I once played a gig for a gymnasium full of inmates. The Tennessee Prison for Women was hosting a performance series in which my band was invited to play. Hours before the show we entered the grounds through a high chain link gate topped with razor wire. Inside, guards x-rayed our guitar cases, our amplifiers, our drums and microphones. Everything. We were asked to remove our hats before being scanned with a metal detecting wand. Finally, we were patted down with an unapologetic thoroughness that would have revealed any overlooked contraband.
Once in the auditorium, we plugged in and tuned up as the prisoners were escorted through the doors and toward their seats. Half were lost in some animated conversation with their neighbor. Half were lost inside a thousand yard stare, like they could see right through the walls. All wore identical uniforms, muted gray scrubs with a stencil on the back: TN DEPT. OF CORRECTIONS.
I gave a nod to the band and hollered, "One...two...one, two, three, four!" The stutter of a kick drum and the wash of guitars filled the room...

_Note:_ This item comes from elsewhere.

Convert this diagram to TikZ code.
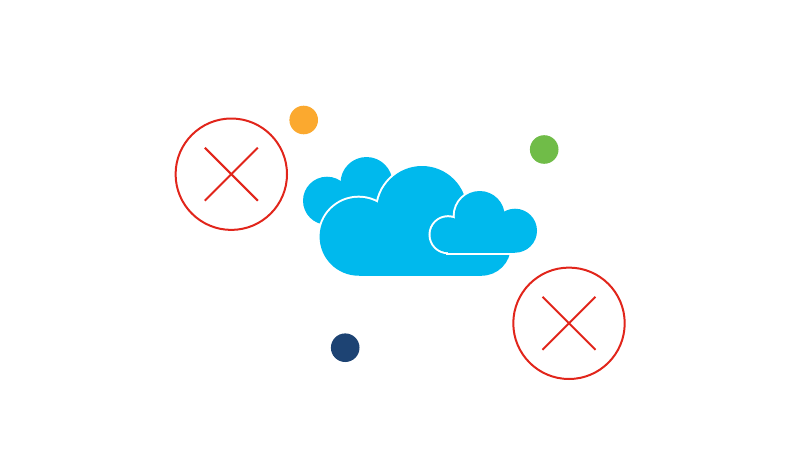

Afterwards a guard told me, “Those ladies couldn’t understand a word you were singing.” The cinder-block walls only reverberated the music into mush and knotted the lyrics into some indecipherable language. But they had stomped their feet and clapped for us. They had roared with unchecked enthusiasm. They had understood something about the songs. At least that’s what I tell myself. That’s what I always tell myself.